We all recognize a rose. It looks like this.
Or perhaps these.
When we imagine a rose, we typically envision a flower with a multitude of petals—perhaps a perfect tea rose or a “cabbage” rose. But wild roses, such as this Colorado native (Rosa woodsia, right), only have five. The rest is due to extensive breeding, which has resulted in thousands of named cultivars.
Yet, there are many more members of the rose family (Rosaceae) than just these familiar flowers. In fact, rose family members may be herbaceous (as opposed to woody) plants, shrubs, or even trees. Apples are members. So are stone fruits (peaches, apricots, etc.), raspberries and other brambles, firethorn (Pyracantha), Cotoneaster, and Mountain Ash trees (Sorbus), to name just a few of the more than 5,000 species grouped into 91 genera.
While seemingly diverse, all Rosaceae species share some traits in common. For example, at least in their original form, they all have five petals, supported by five sepals.
In the center of those petals you’ll find a cluster of bright yellow stamens (male) and pistils (female). You may have to part the petals to find them, but they’re there.
Often, rose leaves are compound—comprised of many leaflets attached to a middle stem. Alternately, some rose family species have palmate leaves, such as those in the genus Rubus (raspberries and other bramble fruits). Typically, the edges are somewhat serrated.
While most roses are grown for their stunning flowers, some also feature a fall show of rose hips. If you’ve ever looked closely at a rose hip, you know it closely resembles a tiny apple. Many rose family members also have apple-like fruit.
If you are a gardener, it’s helpful to know which plants are members of this huge family. That’s because they not only share certain traits, but they also share some pests.
During my tenure as a Colorado Master Gardener, I often fielded calls at the county help desk. One of my most memorable conversations started with,
“Hello? I have UFOs in my garden. I think I’m being invaded by aliens!”
The caller went on to describe a strange growth on his junipers. “It’s bright orange and it has tentacles! Is it dangerous? What can I do to make it go away?”
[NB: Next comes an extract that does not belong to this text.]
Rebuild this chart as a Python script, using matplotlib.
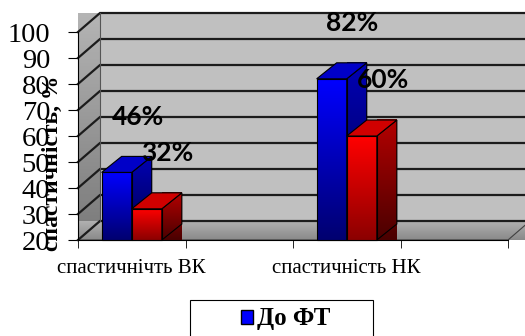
import matplotlib.pyplot as plt
import numpy as np
from matplotlib.patches import Polygon, Patch, Rectangle
from matplotlib.colors import LinearSegmentedColormap

categories = ['спастичнічть ВК', 'спастичність НК']
series_names = ['До ФТ', 'Після ФТ']
before_ft = [46, 82]
after_ft = [32, 60]
cat_pos = [0, 2]

W, H = 525, 336
fig = plt.figure(figsize=(W / 100, H / 100), dpi=100)
ax = fig.add_axes([78 / W, 96 / H, 430 / W, 208 / H])
ax.patch.set_visible(False)

# pseudo-3D depth, in data units
DX, DY = 22 / 107.5, 19 / 2.6
BDX, BDY = 20 / 107.5, 16 / 2.6


def grad_fill(verts, c_top, c_bot, z, edge='black', lw=0.8):
    poly = Polygon(verts, closed=True, facecolor='none', edgecolor=edge,
                   lw=lw, zorder=z + 0.1, clip_on=False)
    ax.add_patch(poly)
    xs = [v[0] for v in verts]
    ys = [v[1] for v in verts]
    cmap = LinearSegmentedColormap.from_list('g', [c_bot, c_top])
    grad = np.linspace(0, 1, 64).reshape(-1, 1)
    im = ax.imshow(grad, extent=[min(xs), max(xs), min(ys), max(ys)],
                   origin='lower', aspect='auto', cmap=cmap, zorder=z,
                   clip_on=False)
    im.set_clip_path(poly)


x0, x1 = -0.5, 3.5
# side wall, floor, back wall
grad_fill([(x0, 20), (x0 + DX, 20 + DY), (x0 + DX, 100 + DY), (x0, 100)],
          '#b4b4b4', '#7a7a7a', 1, edge='none')
grad_fill([(x0, 20), (x1, 20), (x1 + DX, 20 + DY), (x0 + DX, 20 + DY)],
          '#b0b0b0', '#8a8a8a', 1, edge='#404040')
ax.add_patch(Polygon([(x0 + DX, 20 + DY), (x1 + DX, 20 + DY),
                      (x1 + DX, 100 + DY), (x0 + DX, 100 + DY)],
                     facecolor='#c0c0c0', edgecolor='none', zorder=0.5,
                     clip_on=False))

for v in range(20, 101, 10):
    ax.plot([x0, x0 + DX, x1 + DX], [v, v + DY, v + DY], color='#1c1c1c',
            lw=1.6, zorder=2, clip_on=False, solid_joinstyle='miter')
ax.plot([x0 + DX, x0 + DX], [20 + DY, 100 + DY], color='#555555', lw=0.8,
        zorder=2, clip_on=False)

# bars
bw = 0.28
blue = dict(front=('#0000ff', '#000070'), side=('#0000b4', '#00004a'),
            top='#0000c8')
red = dict(front=('#ff0000', '#8c0000'), side=('#b40000', '#4a0000'),
           top='#d00000')


def bar3d(xl, h, sty, z):
    xr = xl + bw
    grad_fill([(xl, 20), (xr, 20), (xr, h), (xl, h)], *sty['front'], z)
    grad_fill([(xr, 20), (xr + BDX, 20 + BDY), (xr + BDX, h + BDY), (xr, h)],
              *sty['side'], z)
    ax.add_patch(Polygon([(xl, h), (xr, h), (xr + BDX, h + BDY),
                          (xl + BDX, h + BDY)], facecolor=sty['top'],
                         edgecolor='black', lw=0.8, zorder=z + 0.1,
                         clip_on=False))


lbl_font = dict(family='Lato', fontweight='bold', fontsize=19)
for i, p in enumerate(cat_pos):
    z = 5 + i * 2
    bar3d(p - bw, before_ft[i], blue, z)
    bar3d(p, after_ft[i], red, z + 1)
    for xc, v in [(p - bw / 2, before_ft[i]), (p + bw / 2, after_ft[i])]:
        ax.annotate(f'{v}%', xy=(xc, v), xytext=(15, 40),
                    textcoords='offset points', ha='center', va='center',
                    zorder=20, annotation_clip=False, **lbl_font)

ax.set_xlim(-0.5, 3.5)
ax.set_ylim(20, 100)

# axes
for s in ['top', 'right']:
    ax.spines[s].set_visible(False)
ax.spines['left'].set_zorder(3)
ax.spines['bottom'].set_zorder(3)
ax.set_yticks(range(20, 101, 10))
ax.set_yticklabels([str(v) for v in range(20, 101, 10)],
                   family='Liberation Serif', fontsize=20.5)
ax.tick_params(axis='y', direction='out', length=7, pad=13)
ax.set_xticks(cat_pos)
ax.set_xticklabels(categories, family='Liberation Serif', fontsize=15)
ax.tick_params(axis='x', length=0, pad=14)
ax.set_xticks(np.arange(-0.5, 3.6, 1), minor=True)
ax.tick_params(axis='x', which='minor', direction='out', length=6)

fig.text(52 / W, 1 - 163 / H, 'спастичність, %', rotation=90, ha='center',
         va='center', family='Liberation Serif', fontweight='bold',
         fontsize=17)

# legend: the second entry falls below the bottom edge
handles = [Patch(facecolor='#0000ff', edgecolor='black'),
           Patch(facecolor='#ff0000', edgecolor='black')]
fig.legend(handles, series_names, loc='upper center',
           bbox_to_anchor=(303 / W, 1 - 285 / H), frameon=False,
           prop=dict(family='Liberation Serif', weight='bold', size=18),
           handlelength=0.5, handleheight=0.5, handletextpad=0.15)
fig.patches.append(Rectangle((190 / W, -0.1), 183 / W, 0.1 + 36 / H,
                             transform=fig.transFigure, fill=False,
                             edgecolor='black', lw=0.8))

fig.savefig('out.png', dpi=100)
It turned out that this homeowner also had a number of Rosaceae species in his yard, which told me my initial diagnosis was likely correct.
“It’s not an alien. Your juniper has a fungus—Cedar-Apple Rust. It alternates host plants, switching between junipers and other related conifers, and apples and other members of the rose family. It won’t hurt your juniper. If you don’t like it, just wash it off.”